Citazione a giudizio

Per la violenza privata si procede con citazione diretta a giudizio del P.M., ex art. 550, comma 1, c.p.p., anche se aggravata ai sensi del comma 2 dell'art. 610 c.p.

Si procede invece con udienza preliminare, in luogo che con citazione diretta del P.M. a giudizio, soltanto se sia contestata la circostanza aggravante di cui all'art. 339-bis c.p., o in ogni altro caso in cui sussista una circostanza ad effetto speciale.

Composizione del tribunale

Il processo per il delitto di violenza privata, aggravata o meno, si svolgerà sempre dinanzi al tribunale in composizione monocratica.

4. Conclusioni

Il delitto di violenza privata, quale reato d'evento a forma libera, ha sollevato in dottrina e in giurisprudenza questioni interpretative in ordine alla selezione dei comportamenti rientranti nell'ambito applicativo della fattispecie penale, tanto con riferimento alla condotta violenta o minacciosa, quanto in relazione all'effetto che ne sia scaturito.

Se, da un lato, la giurisprudenza della legittimità, in linea con la dottrina maggioritaria, ha operato una interpretazione estensiva delle nozioni di violenza e minaccia, tali da includere ogni comportamento idoneo a coartare o anche solo a condizionare la capacità di autodeterminazione della persona offesa, dall'altro ha adottato un atteggiamento maggiormente selettivo in ordine agli effetti della condotta.

È stata infatti esclusa la rilevanza penale di condizionamento non significativi e rilevanti della volontà della persona offesa, richiedendo altresì l'autonomia del comportamento coartato rispetto alla condotta violenta o minacciosa ed escludendo che possa coincidere con gli effetti immediati di quest'ultima, senza un necessario passaggio intermedio di condizionamento della volontà della vittima.

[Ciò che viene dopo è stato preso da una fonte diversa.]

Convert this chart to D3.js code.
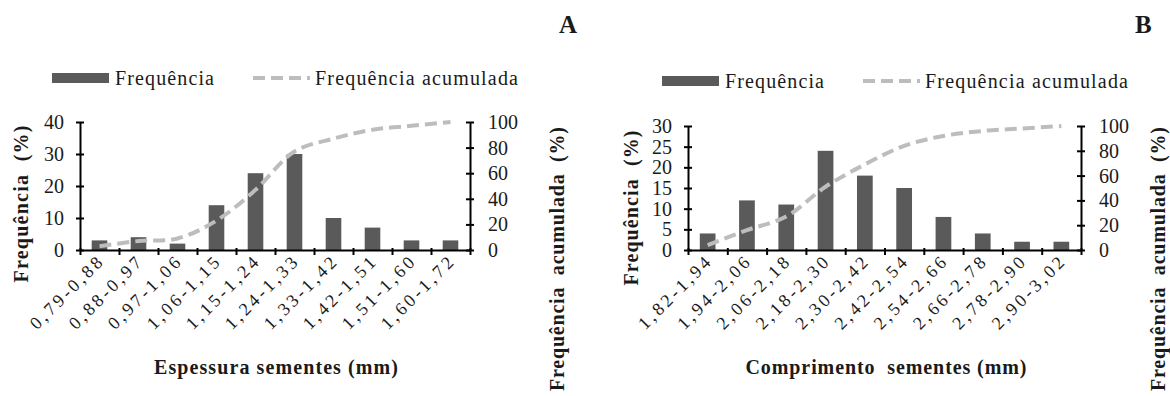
<!DOCTYPE html>
<html>
<head>
<meta charset="utf-8">
<script src="https://cdn.jsdelivr.net/npm/d3@7"></script>
<style>
    body { margin: 0; background: #fff; }
    svg text { font-family: "Liberation Serif", "Times New Roman", serif; fill: #1a1a1a; white-space: pre; }
</style>
</head>
<body>
<div class="container"><svg width="1170" height="396"></svg></div>
<script>
// class intervals and percentages
var classesA = ["0,79-0,88", "0,88-0,97", "0,97-1,06", "1,06-1,15", "1,15-1,24",
    "1,24-1,33", "1,33-1,42", "1,42-1,51", "1,51-1,60", "1,60-1,72"];
var freqA = [3, 4, 2, 14, 24, 30, 10, 7, 3, 3];
var cumA = [3, 7, 9, 23, 47, 77, 87, 94, 97, 100];

var classesB = ["1,82-1,94", "1,94-2,06", "2,06-2,18", "2,18-2,30", "2,30-2,42",
    "2,42-2,54", "2,54-2,66", "2,66-2,78", "2,78-2,90", "2,90-3,02"];
var freqB = [4, 12, 11, 24, 18, 15, 8, 4, 2, 2];
var cumB = [4, 16, 27, 51, 69, 84, 92, 96, 98, 100];

var ticksLeftA = [0, 10, 20, 30, 40];
var ticksLeftB = [0, 5, 10, 15, 20, 25, 30];
var ticksRight = [0, 20, 40, 60, 80, 100];

var barColor = "#5a5a5a";
var lineColor = "#bdbdbd";

var svg = d3.select(".container").select("svg");

// cross style tick marks like the original spreadsheet chart
function crossTicks(g) {
    g.selectAll(".tick line").remove();
    g.selectAll(".tick").append("line")
        .attr("stroke", "#000").attr("stroke-width", 2)
        .attr("x1", -4).attr("x2", 4);
    g.select(".domain").attr("stroke", "#000").attr("stroke-width", 2);
    g.selectAll("text").attr("font-size", 20).attr("font-family", null);
}

function drawPanel(p) {
    var x = d3.scaleBand().domain(p.classes).range([p.left, p.right]).padding(0);
    var y = d3.scaleLinear().domain([0, p.maxLeft]).range([p.bottom, p.top]);
    var y2 = d3.scaleLinear().domain([0, 100]).range([p.bottom, p.top]);
    var bw = x.bandwidth();

    // bars
    svg.append("g")
        .selectAll("rect")
        .data(p.freq)
        .enter().append("rect")
        .attr("x", function (d, i) { return x(p.classes[i]) + bw * 0.3; })
        .attr("width", bw * 0.4)
        .attr("y", function (d) { return y(d); })
        .attr("height", function (d) { return p.bottom - y(d); })
        .attr("fill", barColor);

    // smoothed cumulative line
    var line = d3.line()
        .x(function (d, i) { return x(p.classes[i]) + bw / 2; })
        .y(function (d) { return y2(d); })
        .curve(d3.curveCatmullRom.alpha(0.5));
    svg.append("path")
        .datum(p.cum)
        .attr("d", line)
        .attr("fill", "none")
        .attr("stroke", lineColor)
        .attr("stroke-width", 4)
        .attr("stroke-dasharray", "12,6");

    // axes
    var gl = svg.append("g")
        .attr("transform", "translate(" + p.left + ",0)")
        .call(d3.axisLeft(y).tickValues(p.leftTicks).tickSize(0).tickPadding(16));
    crossTicks(gl);
    var gr = svg.append("g")
        .attr("transform", "translate(" + p.right + ",0)")
        .call(d3.axisRight(y2).tickValues(ticksRight).tickSize(0).tickPadding(18));
    crossTicks(gr);

    // x axis, ticks at the band edges
    var xe = d3.scaleLinear().domain([0, p.classes.length]).range([p.left, p.right]);
    var gx = svg.append("g")
        .attr("transform", "translate(0," + p.bottom + ")")
        .call(d3.axisBottom(xe).ticks(p.classes.length).tickSize(0).tickFormat(""));
    gx.selectAll(".tick line").remove();
    gx.selectAll(".tick").append("line")
        .attr("stroke", "#000").attr("stroke-width", 2)
        .attr("y1", -2).attr("y2", 5);
    gx.select(".domain").attr("stroke", "#000").attr("stroke-width", 2);

    // rotated category labels
    svg.append("g")
        .selectAll("text")
        .data(p.classes)
        .enter().append("text")
        .attr("transform", function (d) {
            return "translate(" + (x(d) + bw / 2 + 4) + "," + (p.bottom + 14) + ") rotate(-45)";
        })
        .attr("text-anchor", "end")
        .attr("font-size", 18)
        .attr("textLength", 94)
        .attr("lengthAdjust", "spacing")
        .text(function (d) { return d; });

    // axis titles
    svg.append("text")
        .attr("x", p.titleX).attr("y", 374)
        .attr("text-anchor", "middle")
        .attr("font-size", 20).attr("font-weight", "bold")
        .attr("textLength", p.titleLen).attr("lengthAdjust", "spacing")
        .text(p.title);
    svg.append("text")
        .attr("transform", "translate(" + p.ylabX + "," + p.ylabY + ") rotate(-90)")
        .attr("text-anchor", "middle")
        .attr("font-size", 20).attr("font-weight", "bold")
        .attr("textLength", p.ylabLen).attr("lengthAdjust", "spacing")
        .text("Frequência  (%)");
    svg.append("text")
        .attr("transform", "translate(" + p.y2labX + ",259) rotate(-90)")
        .attr("text-anchor", "middle")
        .attr("font-size", 20).attr("font-weight", "bold")
        .attr("textLength", 264).attr("lengthAdjust", "spacing")
        .text("Frequência  acumulada  (%)");

    // legend
    var lg = svg.append("g").attr("transform", "translate(0," + p.legY + ")");
    lg.append("rect")
        .attr("x", p.legX).attr("y", -5)
        .attr("width", 57).attr("height", 10)
        .attr("fill", barColor);
    lg.append("text")
        .attr("x", p.legX + 63).attr("y", 7)
        .attr("font-size", 20)
        .attr("textLength", 99).attr("lengthAdjust", "spacing")
        .text("Frequência");
    lg.append("line")
        .attr("x1", p.legX + 201).attr("x2", p.legX + 258)
        .attr("stroke", lineColor).attr("stroke-width", 4)
        .attr("stroke-dasharray", "12,6");
    lg.append("text")
        .attr("x", p.legX + 263).attr("y", 7)
        .attr("font-size", 20)
        .attr("textLength", 203).attr("lengthAdjust", "spacing")
        .text("Frequência acumulada");

    // panel letter
    svg.append("text")
        .attr("x", p.letterX).attr("y", 33)
        .attr("font-size", 25).attr("font-weight", "bold")
        .text(p.letter);
}

drawPanel({
    classes: classesA, freq: freqA, cum: cumA, maxLeft: 40, leftTicks: ticksLeftA,
    left: 80, right: 470, top: 122, bottom: 250,
    title: "Espessura sementes (mm)", titleX: 276, titleLen: 244,
    ylabX: 28, ylabY: 204, ylabLen: 157, y2labX: 564,
    legX: 52, legY: 78, letter: "A", letterX: 559
});

drawPanel({
    classes: classesB, freq: freqB, cum: cumB, maxLeft: 30, leftTicks: ticksLeftB,
    left: 688, right: 1081, top: 126, bottom: 250,
    title: "Comprimento  sementes (mm)", titleX: 886, titleLen: 281,
    ylabX: 638, ylabY: 208, ylabLen: 155, y2labX: 1165,
    legX: 662, legY: 81, letter: "B", letterX: 1135
});
</script>
</body>
</html>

La giurisprudenza ha altresì ritenuto necessario che, in caso di impedimento dell'altrui condotta, questa debba risultare lecita e quindi meritevole di tutela, non potendosi ravvisare gli estremi del reato qualora la violenza o la minaccia siano volte a far desistere un terzo da un comportamento contra ius, ferma tuttavia la responsabilità per i diversi delitti integrati dal comportamento violento o minaccioso del soggetto agente.